Type of submission: Oral

Conference track: Advocacy

Topics: Harm Reduction for Non-Injectors and/or Stimulant Users; Safer Nightlife; Party Drug Harm Reduction

Presenting author: Rainer Schmid

Presenting author biography:

Chemist and toxicologist, scientific coordinator and co-founder of the Viennese drug prevention project 'checkit!', providing on-site drug testing.

20 years ‘on-site’ drug checking at music events: What did we see, what could we learn for efficient harm reduction?

Anton Luf, Karl Kociper, Rainer Schmid

Starting (20 years ago) in Vienna the on-line drug checking project ‘checkit!’ was then mainly driven by the ‘new’ drug ‘ecstasy’ (MDMA) in the techno music scene. To reach potential drug users efficiently a combination of comprehensive drug analysis with direct, low threshold individualized drug information by trained drug counselors was setup as harm minimization approach. The results from the late 1990 years show, that at this periode problems primarily arose from varying (low level) ecstasy tablets with (often) identical logos and from very variable amphetamine powders.

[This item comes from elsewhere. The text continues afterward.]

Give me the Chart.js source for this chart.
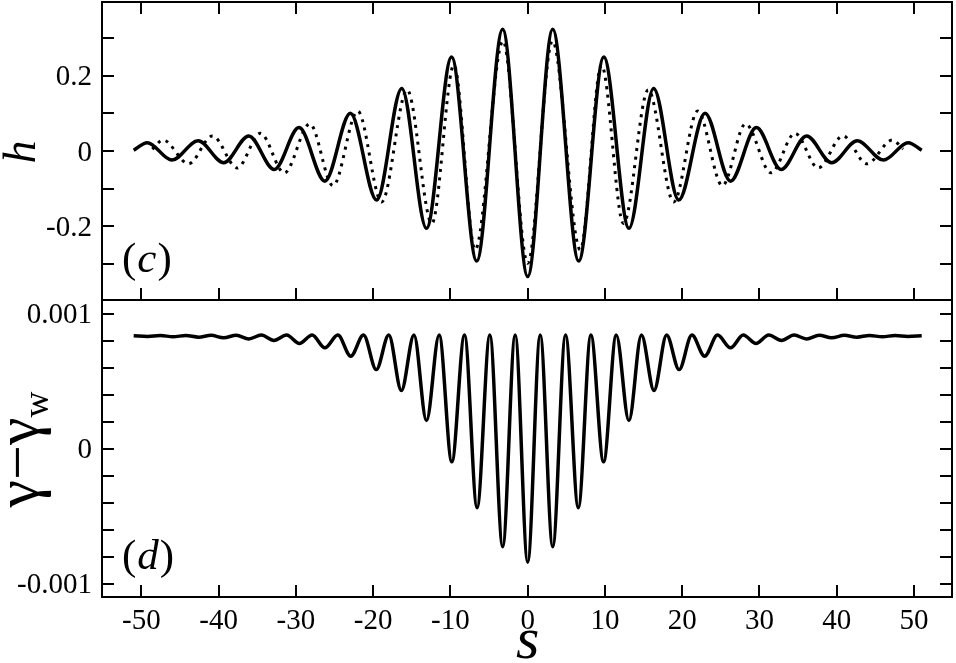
<!DOCTYPE html>
<html>
<head>
<meta charset="utf-8">
<script src="https://cdn.jsdelivr.net/npm/chart.js@4/dist/chart.umd.min.js"></script>
<style>
  html, body { margin: 0; padding: 0; background: #fff; }
  #wrap { position: relative; width: 956px; height: 663px; }
  #wrap canvas { position: absolute; left: 0; top: 0; }
</style>
</head>
<body>
<div id="wrap">
  <canvas id="panelC" width="956" height="663"></canvas>
  <canvas id="panelD" width="956" height="663"></canvas>
</div>
<script>
/* two stacked panels: h(s) with solid + dotted curves, and gamma - gamma_w */

// panel (c): solid curve, extrema
var sSolid = [-51, -49.25, -46.05, -42.65, -39.35, -36.1, -32.8, -29.6, -26.25, -22.95, -19.55, -16.3, -13.1, -9.85, -6.6, -3.24,
  0, 3.24, 6.6, 9.85, 13.1, 16.3, 19.55, 22.95, 26.25, 29.6, 32.8, 36.1, 39.35, 42.65, 46.05, 49.25, 51];
var hSolid = [0.002, 0.022, -0.024, 0.027, -0.031, 0.040, -0.049, 0.062, -0.080, 0.100, -0.130, 0.166, -0.205, 0.249, -0.292, 0.323,
  -0.333, 0.323, -0.292, 0.249, -0.205, 0.166, -0.130, 0.100, -0.080, 0.062, -0.049, 0.040, -0.031, 0.027, -0.024, 0.022, 0.002];

// panel (c): dotted curve
var sDotted = [-48.6, -47.2, -43.9, -40.8, -37.6, -34.6, -31.5, -28.2, -25.2, -22.0, -18.9, -15.6, -12.4, -9.55, -6.8, -3.2,
  0, 3.2, 6.8, 9.55, 12.4, 15.6, 18.9, 22.0, 25.2, 28.2, 31.5, 34.6, 37.6, 40.8, 43.9, 47.2, 48.6];
var hDotted = [0.005, 0.029, -0.034, 0.040, -0.045, 0.047, -0.058, 0.072, -0.092, 0.106, -0.135, 0.162, -0.192, 0.228, -0.262, 0.292,
  -0.298, 0.292, -0.262, 0.228, -0.192, 0.162, -0.135, 0.106, -0.092, 0.072, -0.058, 0.047, -0.045, 0.040, -0.034, 0.029, 0.005];

// panel (d): gamma - gamma_w
var sGamma = [-51, -49.2, -47.55, -45.9, -44.25, -42.6, -40.98, -39.35, -37.72, -36.1, -34.48, -32.85, -31.2, -29.55, -27.9,
  -26.25, -24.58, -22.9, -21.25, -19.6, -17.98, -16.35, -14.72, -13.1, -11.46, -9.82, -8.18, -6.55, -4.9, -3.24, -1.62,
  0, 1.62, 3.24, 4.9, 6.55, 8.18, 9.82, 11.46, 13.1, 14.72, 16.35, 17.98, 19.6, 21.25, 22.9, 24.58, 26.25,
  27.9, 29.55, 31.2, 32.85, 34.48, 36.1, 37.72, 39.35, 40.98, 42.6, 44.25, 45.9, 47.55, 49.2, 51];
var gGamma = [0.000835, 0.00083, 0.000837, 0.000828, 0.000837, 0.000825, 0.000838, 0.00082, 0.000839, 0.000812, 0.00084, 0.0008,
  0.00084, 0.000778, 0.00084, 0.000746, 0.00084, 0.000684, 0.00084, 0.000585, 0.00084, 0.00043, 0.00084, 0.000207, 0.00084,
  -0.0000988, 0.00084, -0.000439, 0.00084, -0.000728, 0.00084,
  -0.000842, 0.00084, -0.000728, 0.00084, -0.000439, 0.00084, -0.0000988, 0.00084, 0.000207, 0.00084, 0.00043, 0.00084,
  0.000585, 0.00084, 0.000684, 0.00084, 0.000746, 0.00084, 0.000778, 0.00084, 0.0008, 0.00084, 0.000812, 0.000839, 0.00082,
  0.000838, 0.000825, 0.000837, 0.000828, 0.000837, 0.00083, 0.000835];

// axes
var xTicks = [-50, -40, -30, -20, -10, 0, 10, 20, 30, 40, 50];
var hTicks = [-0.3, -0.2, -0.1, 0, 0.1, 0.2, 0.3];
var hLabels = [[0.2, "0.2"], [0, "0"], [-0.2, "-0.2"]];
var gTicks = [-0.001, -0.0008, -0.0006, -0.0004, -0.0002, 0, 0.0002, 0.0004, 0.0006, 0.0008, 0.001];
var gLabels = [[0.001, "0.001"], [0, "0"], [-0.001, "-0.001"]];

var SERIF = '"Liberation Serif", "Times New Roman", serif';
var TICK = 12;

function points(xs, ys) {
  return xs.map(function (x, i) { return { x: x, y: ys[i] }; });
}

function drawPanelLabel(ctx, letter, x, base) {
  ctx.font = "43px " + SERIF;
  ctx.fillText("(", x, base);
  var w = ctx.measureText("(").width;
  ctx.font = "italic 43px " + SERIF;
  ctx.fillText(letter, x + w + 1, base);
  w += ctx.measureText(letter).width + 2;
  ctx.font = "43px " + SERIF;
  ctx.fillText(")", x + w, base);
}

var framePlugin = {
  id: "frame",
  afterDraw: function (chart, args, o) {
    var ctx = chart.ctx, a = chart.chartArea, xs = chart.scales.x, ys = chart.scales.y;
    ctx.save();
    ctx.strokeStyle = "#000";
    ctx.fillStyle = "#000";
    ctx.lineWidth = 2;
    ctx.strokeRect(a.left, a.top, a.right - a.left, a.bottom - a.top);
    ctx.beginPath();
    xTicks.forEach(function (v) {
      var px = Math.round(xs.getPixelForValue(v));
      if (o.topTicks) { ctx.moveTo(px, a.top); ctx.lineTo(px, a.top + TICK); }
      ctx.moveTo(px, a.bottom); ctx.lineTo(px, a.bottom - TICK);
    });
    o.yTicks.forEach(function (v) {
      var py = Math.round(ys.getPixelForValue(v));
      ctx.moveTo(a.left, py); ctx.lineTo(a.left + TICK, py);
      ctx.moveTo(a.right, py); ctx.lineTo(a.right - TICK, py);
    });
    ctx.stroke();

    ctx.font = "29px " + SERIF;
    ctx.textAlign = "right";
    ctx.textBaseline = "middle";
    o.yLabels.forEach(function (l) {
      ctx.fillText(l[1], a.left - 10, ys.getPixelForValue(l[0]) + 2);
    });
    if (o.xLabels) {
      ctx.textAlign = "center";
      ctx.textBaseline = "alphabetic";
      xTicks.forEach(function (v) {
        ctx.fillText(String(v), xs.getPixelForValue(v), 629);
      });
      ctx.font = "italic 60px " + SERIF;
      ctx.fillText("s", xs.getPixelForValue(0), 658);
    }

    ctx.textAlign = "left";
    ctx.textBaseline = "alphabetic";
    drawPanelLabel(ctx, o.letter, 122, a.bottom - o.letterLift);

    // rotated y-axis title
    ctx.save();
    ctx.translate(o.titleX, (a.top + a.bottom) / 2 + 1);
    ctx.rotate(-Math.PI / 2);
    if (o.letter === "c") {
      ctx.font = "italic 46px " + SERIF;
      ctx.textAlign = "center";
      ctx.fillText("h", 0, 0);
    } else {
      ctx.font = "62px " + SERIF;
      var main = "\u03b3\u2212\u03b3";
      var mw = ctx.measureText(main).width;
      ctx.font = "36px " + SERIF;
      var sw = ctx.measureText("w").width;
      var x0 = -(mw + sw) / 2;
      ctx.font = "62px " + SERIF;
      ctx.fillText(main, x0, 0);
      ctx.font = "36px " + SERIF;
      ctx.fillText("w", x0 + mw, 10);
    }
    ctx.restore();
    ctx.restore();
  }
};

function baseOptions(padTop, padBottom, yMin, yMax, frame) {
  return {
    responsive: false,
    animation: false,
    events: [],
    layout: { padding: { left: 102, right: 4, top: padTop, bottom: padBottom } },
    plugins: { legend: { display: false }, tooltip: { enabled: false }, frame: frame },
    scales: {
      x: { type: "linear", min: -55.1, max: 54.92, display: false },
      y: { type: "linear", min: yMin, max: yMax, display: false }
    }
  };
}

new Chart(document.getElementById("panelC"), {
  type: "line",
  data: {
    datasets: [{
      data: points(sSolid, hSolid),
      borderColor: "#000",
      borderWidth: 3.5,
      pointRadius: 0,
      cubicInterpolationMode: "monotone"
    }, {
      data: points(sDotted, hDotted),
      borderColor: "#000",
      borderWidth: 3,
      borderDash: [3, 5.5],
      pointRadius: 0,
      cubicInterpolationMode: "monotone"
    }]
  },
  options: baseOptions(2, 363, -0.3952, 0.3952,
    { topTicks: true, yTicks: hTicks, yLabels: hLabels, xLabels: false, letter: "c", letterLift: 28, titleX: 35 }),
  plugins: [framePlugin]
});

new Chart(document.getElementById("panelD"), {
  type: "line",
  data: {
    datasets: [{
      data: points(sGamma, gGamma),
      borderColor: "#000",
      borderWidth: 3.5,
      pointRadius: 0,
      cubicInterpolationMode: "monotone"
    }]
  },
  options: baseOptions(300, 66, -0.0011, 0.0011,
    { topTicks: false, yTicks: gTicks, yLabels: gLabels, xLabels: true, letter: "d", letterLift: 28, titleX: 38 }),
  plugins: [framePlugin]
});
</script>
</body>
</html>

By a reduced availability of MDMA a rising of piperazine derivatives as substitutes for ecstasy followed in the beginning of 2000.
With the advent of hundreds of new NPS since mid 2000, the chosen complex chromatographic setup for the 'on-site' drug checking, allowing to discriminate more than 120 drugs quantitatively, -although meaning an enhanced organizational burden- turned out to be a right choice: It is the only way to give exact information to potential drug users on type and purity of their drug sample, which allows them to make realistic risk decisions. It additionally provides exact estimations on prevalence of the constantly changing NPS drug scene. After thousands of drug tests we know that NPS seem to be by far not as prevalent in the eastern Austrian music scene (<8% of all tested drugs) as generally believed, and that they have been even declining in the recent past. Today ‘classic’ drugs as MDMA (and amphetamine, cocaine or LSD) -as 20 years ago- still are the drugs most looked for and their largest risks arise either from extraordinary high drug contents (>300mg MDMA / tablet) or from deliberate exchange by other (NPS) drugs, the valuable information to which potential drug users otherwise have no access to.